→ **Data shown**
++++++++

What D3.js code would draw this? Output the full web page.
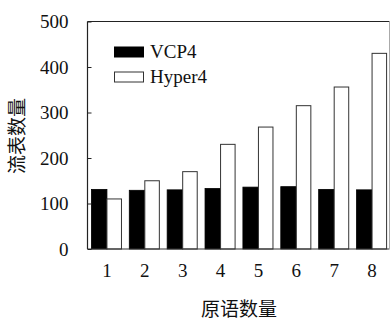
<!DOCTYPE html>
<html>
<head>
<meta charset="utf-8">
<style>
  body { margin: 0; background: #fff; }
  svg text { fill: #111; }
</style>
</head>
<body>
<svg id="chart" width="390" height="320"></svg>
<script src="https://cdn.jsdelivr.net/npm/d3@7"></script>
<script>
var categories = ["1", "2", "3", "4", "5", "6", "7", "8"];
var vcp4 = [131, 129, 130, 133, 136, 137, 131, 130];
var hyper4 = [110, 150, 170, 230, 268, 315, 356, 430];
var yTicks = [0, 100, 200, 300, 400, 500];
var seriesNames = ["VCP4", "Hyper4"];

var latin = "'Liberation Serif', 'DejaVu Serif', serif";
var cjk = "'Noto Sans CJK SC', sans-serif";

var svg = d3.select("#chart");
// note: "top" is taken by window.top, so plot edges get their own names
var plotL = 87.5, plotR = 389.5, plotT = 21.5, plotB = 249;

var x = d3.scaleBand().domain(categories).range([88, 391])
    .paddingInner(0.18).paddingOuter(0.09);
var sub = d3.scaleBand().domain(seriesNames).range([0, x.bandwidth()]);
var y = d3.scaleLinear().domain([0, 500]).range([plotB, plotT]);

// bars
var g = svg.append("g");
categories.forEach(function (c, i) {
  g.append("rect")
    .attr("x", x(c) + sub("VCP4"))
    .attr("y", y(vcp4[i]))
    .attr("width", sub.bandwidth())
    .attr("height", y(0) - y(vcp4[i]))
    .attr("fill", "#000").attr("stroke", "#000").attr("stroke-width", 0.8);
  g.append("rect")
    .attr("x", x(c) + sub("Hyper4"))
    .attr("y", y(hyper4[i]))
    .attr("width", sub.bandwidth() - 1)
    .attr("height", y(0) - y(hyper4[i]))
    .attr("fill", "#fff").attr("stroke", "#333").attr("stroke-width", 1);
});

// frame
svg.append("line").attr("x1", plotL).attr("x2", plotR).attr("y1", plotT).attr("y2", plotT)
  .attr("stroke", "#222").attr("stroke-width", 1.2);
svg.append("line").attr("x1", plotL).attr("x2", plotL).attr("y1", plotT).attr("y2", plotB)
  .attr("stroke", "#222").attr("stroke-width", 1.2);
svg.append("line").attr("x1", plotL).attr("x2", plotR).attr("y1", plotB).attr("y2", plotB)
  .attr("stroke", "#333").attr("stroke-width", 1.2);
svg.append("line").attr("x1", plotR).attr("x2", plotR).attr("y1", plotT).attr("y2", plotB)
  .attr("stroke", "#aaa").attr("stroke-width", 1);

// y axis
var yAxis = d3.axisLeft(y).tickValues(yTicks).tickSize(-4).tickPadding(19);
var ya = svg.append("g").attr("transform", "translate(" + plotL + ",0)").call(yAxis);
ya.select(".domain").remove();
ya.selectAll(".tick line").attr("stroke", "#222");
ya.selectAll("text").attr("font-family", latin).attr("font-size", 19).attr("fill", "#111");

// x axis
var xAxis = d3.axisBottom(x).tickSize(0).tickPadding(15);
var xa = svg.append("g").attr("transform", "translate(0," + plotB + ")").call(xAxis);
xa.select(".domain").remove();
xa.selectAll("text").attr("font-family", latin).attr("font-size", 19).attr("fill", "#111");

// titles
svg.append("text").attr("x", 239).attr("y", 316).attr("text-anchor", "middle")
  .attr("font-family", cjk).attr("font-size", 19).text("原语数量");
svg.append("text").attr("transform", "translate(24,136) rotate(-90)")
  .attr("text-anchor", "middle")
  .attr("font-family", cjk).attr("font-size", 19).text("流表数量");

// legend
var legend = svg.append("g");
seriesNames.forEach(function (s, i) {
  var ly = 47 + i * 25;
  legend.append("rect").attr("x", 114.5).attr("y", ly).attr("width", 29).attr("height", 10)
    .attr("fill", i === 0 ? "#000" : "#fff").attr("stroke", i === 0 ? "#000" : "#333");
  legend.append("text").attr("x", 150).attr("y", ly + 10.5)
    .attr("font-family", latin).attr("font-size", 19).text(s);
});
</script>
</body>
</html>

++++++++

→ **Stated goal**
Repeat the data in full and exactly. Omit pictures.

→ **Written answer**
What D3.js code would draw this? Output the full web page.
<!DOCTYPE html>
<html>
<head>
<meta charset="utf-8">
<style>
  body { margin: 0; background: #fff; }
  svg text { fill: #111; }
</style>
</head>
<body>
<svg id="chart" width="390" height="320"></svg>
<script src="https://cdn.jsdelivr.net/npm/d3@7"></script>
<script>
var categories = ["1", "2", "3", "4", "5", "6", "7", "8"];
var vcp4 = [131, 129, 130, 133, 136, 137, 131, 130];
var hyper4 = [110, 150, 170, 230, 268, 315, 356, 430];
var yTicks = [0, 100, 200, 300, 400, 500];
var seriesNames = ["VCP4", "Hyper4"];

var latin = "'Liberation Serif', 'DejaVu Serif', serif";
var cjk = "'Noto Sans CJK SC', sans-serif";

var svg = d3.select("#chart");
// note: "top" is taken by window.top, so plot edges get their own names
var plotL = 87.5, plotR = 389.5, plotT = 21.5, plotB = 249;

var x = d3.scaleBand().domain(categories).range([88, 391])
    .paddingInner(0.18).paddingOuter(0.09);
var sub = d3.scaleBand().domain(seriesNames).range([0, x.bandwidth()]);
var y = d3.scaleLinear().domain([0, 500]).range([plotB, plotT]);

// bars
var g = svg.append("g");
categories.forEach(function (c, i) {
  g.append("rect")
    .attr("x", x(c) + sub("VCP4"))
    .attr("y", y(vcp4[i]))
    .attr("width", sub.bandwidth())
    .attr("height", y(0) - y(vcp4[i]))
    .attr("fill", "#000").attr("stroke", "#000").attr("stroke-width", 0.8);
  g.append("rect")
    .attr("x", x(c) + sub("Hyper4"))
    .attr("y", y(hyper4[i]))
    .attr("width", sub.bandwidth() - 1)
    .attr("height", y(0) - y(hyper4[i]))
    .attr("fill", "#fff").attr("stroke", "#333").attr("stroke-width", 1);
});

// frame
svg.append("line").attr("x1", plotL).attr("x2", plotR).attr("y1", plotT).attr("y2", plotT)
  .attr("stroke", "#222").attr("stroke-width", 1.2);
svg.append("line").attr("x1", plotL).attr("x2", plotL).attr("y1", plotT).attr("y2", plotB)
  .attr("stroke", "#222").attr("stroke-width", 1.2);
svg.append("line").attr("x1", plotL).attr("x2", plotR).attr("y1", plotB).attr("y2", plotB)
  .attr("stroke", "#333").attr("stroke-width", 1.2);
svg.append("line").attr("x1", plotR).attr("x2", plotR).attr("y1", plotT).attr("y2", plotB)
  .attr("stroke", "#aaa").attr("stroke-width", 1);

// y axis
var yAxis = d3.axisLeft(y).tickValues(yTicks).tickSize(-4).tickPadding(19);
var ya = svg.append("g").attr("transform", "translate(" + plotL + ",0)").call(yAxis);
ya.select(".domain").remove();
ya.selectAll(".tick line").attr("stroke", "#222");
ya.selectAll("text").attr("font-family", latin).attr("font-size", 19).attr("fill", "#111");

// x axis
var xAxis = d3.axisBottom(x).tickSize(0).tickPadding(15);
var xa = svg.append("g").attr("transform", "translate(0," + plotB + ")").call(xAxis);
xa.select(".domain").remove();
xa.selectAll("text").attr("font-family", latin).attr("font-size", 19).attr("fill", "#111");

// titles
svg.append("text").attr("x", 239).attr("y", 316).attr("text-anchor", "middle")
  .attr("font-family", cjk).attr("font-size", 19).text("原语数量");
svg.append("text").attr("transform", "translate(24,136) rotate(-90)")
  .attr("text-anchor", "middle")
  .attr("font-family", cjk).attr("font-size", 19).text("流表数量");

// legend
var legend = svg.append("g");
seriesNames.forEach(function (s, i) {
  var ly = 47 + i * 25;
  legend.append("rect").attr("x", 114.5).attr("y", ly).attr("width", 29).attr("height", 10)
    .attr("fill", i === 0 ? "#000" : "#fff").attr("stroke", i === 0 ? "#000" : "#333");
  legend.append("text").attr("x", 150).attr("y", ly + 10.5)
    .attr("font-family", latin).attr("font-size", 19).text(s);
});
</script>
</body>
</html>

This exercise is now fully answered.